WHAT TO PRODUCE: Print every line of the listing exactly, please.

____

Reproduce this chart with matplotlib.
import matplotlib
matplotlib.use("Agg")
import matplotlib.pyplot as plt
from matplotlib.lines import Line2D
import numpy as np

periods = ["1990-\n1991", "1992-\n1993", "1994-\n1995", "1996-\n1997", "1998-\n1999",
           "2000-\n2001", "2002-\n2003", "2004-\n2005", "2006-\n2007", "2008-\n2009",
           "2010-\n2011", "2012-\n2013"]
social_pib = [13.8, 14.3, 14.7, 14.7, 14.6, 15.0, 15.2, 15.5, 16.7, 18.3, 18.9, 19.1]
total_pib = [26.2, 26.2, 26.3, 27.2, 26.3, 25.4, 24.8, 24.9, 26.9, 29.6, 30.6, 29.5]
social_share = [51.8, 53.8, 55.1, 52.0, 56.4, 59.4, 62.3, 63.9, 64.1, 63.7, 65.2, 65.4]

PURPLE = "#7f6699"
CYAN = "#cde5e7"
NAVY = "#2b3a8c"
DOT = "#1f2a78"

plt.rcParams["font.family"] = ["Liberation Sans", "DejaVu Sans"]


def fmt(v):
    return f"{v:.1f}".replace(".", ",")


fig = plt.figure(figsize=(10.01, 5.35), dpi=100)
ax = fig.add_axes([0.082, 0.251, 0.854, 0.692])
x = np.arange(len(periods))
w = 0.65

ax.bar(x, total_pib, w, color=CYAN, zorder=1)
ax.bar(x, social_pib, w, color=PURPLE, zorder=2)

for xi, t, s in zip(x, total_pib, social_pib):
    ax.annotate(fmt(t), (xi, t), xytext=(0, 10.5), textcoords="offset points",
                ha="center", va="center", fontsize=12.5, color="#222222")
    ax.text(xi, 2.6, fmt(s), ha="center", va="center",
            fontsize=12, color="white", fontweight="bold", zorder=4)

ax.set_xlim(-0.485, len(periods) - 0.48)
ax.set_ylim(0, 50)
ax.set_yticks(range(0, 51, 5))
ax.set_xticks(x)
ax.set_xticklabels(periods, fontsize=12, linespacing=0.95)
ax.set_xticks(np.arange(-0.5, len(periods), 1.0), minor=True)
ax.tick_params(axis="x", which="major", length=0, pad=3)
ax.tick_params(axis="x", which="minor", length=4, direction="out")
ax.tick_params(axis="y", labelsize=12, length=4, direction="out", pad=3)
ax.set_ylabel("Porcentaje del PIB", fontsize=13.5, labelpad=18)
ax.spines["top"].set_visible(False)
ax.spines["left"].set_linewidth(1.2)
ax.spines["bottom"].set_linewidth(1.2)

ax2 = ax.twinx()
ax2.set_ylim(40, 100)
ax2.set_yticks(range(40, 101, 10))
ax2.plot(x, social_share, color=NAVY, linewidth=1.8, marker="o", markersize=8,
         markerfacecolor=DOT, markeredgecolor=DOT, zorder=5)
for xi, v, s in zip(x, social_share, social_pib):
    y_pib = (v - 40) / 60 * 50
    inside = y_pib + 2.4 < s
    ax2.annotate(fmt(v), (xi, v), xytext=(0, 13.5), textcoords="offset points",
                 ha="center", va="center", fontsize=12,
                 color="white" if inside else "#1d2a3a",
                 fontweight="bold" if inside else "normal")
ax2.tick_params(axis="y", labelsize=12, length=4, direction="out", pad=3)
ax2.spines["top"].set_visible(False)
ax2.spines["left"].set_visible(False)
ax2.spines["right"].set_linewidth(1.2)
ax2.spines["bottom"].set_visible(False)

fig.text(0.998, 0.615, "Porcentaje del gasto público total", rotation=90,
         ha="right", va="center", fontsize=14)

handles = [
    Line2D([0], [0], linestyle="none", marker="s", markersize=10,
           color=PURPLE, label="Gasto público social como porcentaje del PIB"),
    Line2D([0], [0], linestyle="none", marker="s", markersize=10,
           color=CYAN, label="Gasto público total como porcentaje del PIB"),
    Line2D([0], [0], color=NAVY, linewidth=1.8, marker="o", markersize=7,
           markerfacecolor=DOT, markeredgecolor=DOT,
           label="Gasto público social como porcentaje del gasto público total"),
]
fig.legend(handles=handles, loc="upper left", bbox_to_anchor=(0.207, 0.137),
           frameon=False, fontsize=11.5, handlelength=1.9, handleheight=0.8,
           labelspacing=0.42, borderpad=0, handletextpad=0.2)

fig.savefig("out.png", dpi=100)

____

RESPONSE:
Reproduce this chart with matplotlib.
import matplotlib
matplotlib.use("Agg")
import matplotlib.pyplot as plt
from matplotlib.lines import Line2D
import numpy as np

periods = ["1990-\n1991", "1992-\n1993", "1994-\n1995", "1996-\n1997", "1998-\n1999",
           "2000-\n2001", "2002-\n2003", "2004-\n2005", "2006-\n2007", "2008-\n2009",
           "2010-\n2011", "2012-\n2013"]
social_pib = [13.8, 14.3, 14.7, 14.7, 14.6, 15.0, 15.2, 15.5, 16.7, 18.3, 18.9, 19.1]
total_pib = [26.2, 26.2, 26.3, 27.2, 26.3, 25.4, 24.8, 24.9, 26.9, 29.6, 30.6, 29.5]
social_share = [51.8, 53.8, 55.1, 52.0, 56.4, 59.4, 62.3, 63.9, 64.1, 63.7, 65.2, 65.4]

PURPLE = "#7f6699"
CYAN = "#cde5e7"
NAVY = "#2b3a8c"
DOT = "#1f2a78"

plt.rcParams["font.family"] = ["Liberation Sans", "DejaVu Sans"]


def fmt(v):
    return f"{v:.1f}".replace(".", ",")


fig = plt.figure(figsize=(10.01, 5.35), dpi=100)
ax = fig.add_axes([0.082, 0.251, 0.854, 0.692])
x = np.arange(len(periods))
w = 0.65

ax.bar(x, total_pib, w, color=CYAN, zorder=1)
ax.bar(x, social_pib, w, color=PURPLE, zorder=2)

for xi, t, s in zip(x, total_pib, social_pib):
    ax.annotate(fmt(t), (xi, t), xytext=(0, 10.5), textcoords="offset points",
                ha="center", va="center", fontsize=12.5, color="#222222")
    ax.text(xi, 2.6, fmt(s), ha="center", va="center",
            fontsize=12, color="white", fontweight="bold", zorder=4)

ax.set_xlim(-0.485, len(periods) - 0.48)
ax.set_ylim(0, 50)
ax.set_yticks(range(0, 51, 5))
ax.set_xticks(x)
ax.set_xticklabels(periods, fontsize=12, linespacing=0.95)
ax.set_xticks(np.arange(-0.5, len(periods), 1.0), minor=True)
ax.tick_params(axis="x", which="major", length=0, pad=3)
ax.tick_params(axis="x", which="minor", length=4, direction="out")
ax.tick_params(axis="y", labelsize=12, length=4, direction="out", pad=3)
ax.set_ylabel("Porcentaje del PIB", fontsize=13.5, labelpad=18)
ax.spines["top"].set_visible(False)
ax.spines["left"].set_linewidth(1.2)
ax.spines["bottom"].set_linewidth(1.2)

ax2 = ax.twinx()
ax2.set_ylim(40, 100)
ax2.set_yticks(range(40, 101, 10))
ax2.plot(x, social_share, color=NAVY, linewidth=1.8, marker="o", markersize=8,
         markerfacecolor=DOT, markeredgecolor=DOT, zorder=5)
for xi, v, s in zip(x, social_share, social_pib):
    y_pib = (v - 40) / 60 * 50
    inside = y_pib + 2.4 < s
    ax2.annotate(fmt(v), (xi, v), xytext=(0, 13.5), textcoords="offset points",
                 ha="center", va="center", fontsize=12,
                 color="white" if inside else "#1d2a3a",
                 fontweight="bold" if inside else "normal")
ax2.tick_params(axis="y", labelsize=12, length=4, direction="out", pad=3)
ax2.spines["top"].set_visible(False)
ax2.spines["left"].set_visible(False)
ax2.spines["right"].set_linewidth(1.2)
ax2.spines["bottom"].set_visible(False)

fig.text(0.998, 0.615, "Porcentaje del gasto público total", rotation=90,
         ha="right", va="center", fontsize=14)

handles = [
    Line2D([0], [0], linestyle="none", marker="s", markersize=10,
           color=PURPLE, label="Gasto público social como porcentaje del PIB"),
    Line2D([0], [0], linestyle="none", marker="s", markersize=10,
           color=CYAN, label="Gasto público total como porcentaje del PIB"),
    Line2D([0], [0], color=NAVY, linewidth=1.8, marker="o", markersize=7,
           markerfacecolor=DOT, markeredgecolor=DOT,
           label="Gasto público social como porcentaje del gasto público total"),
]
fig.legend(handles=handles, loc="upper left", bbox_to_anchor=(0.207, 0.137),
           frameon=False, fontsize=11.5, handlelength=1.9, handleheight=0.8,
           labelspacing=0.42, borderpad=0, handletextpad=0.2)

fig.savefig("out.png", dpi=100)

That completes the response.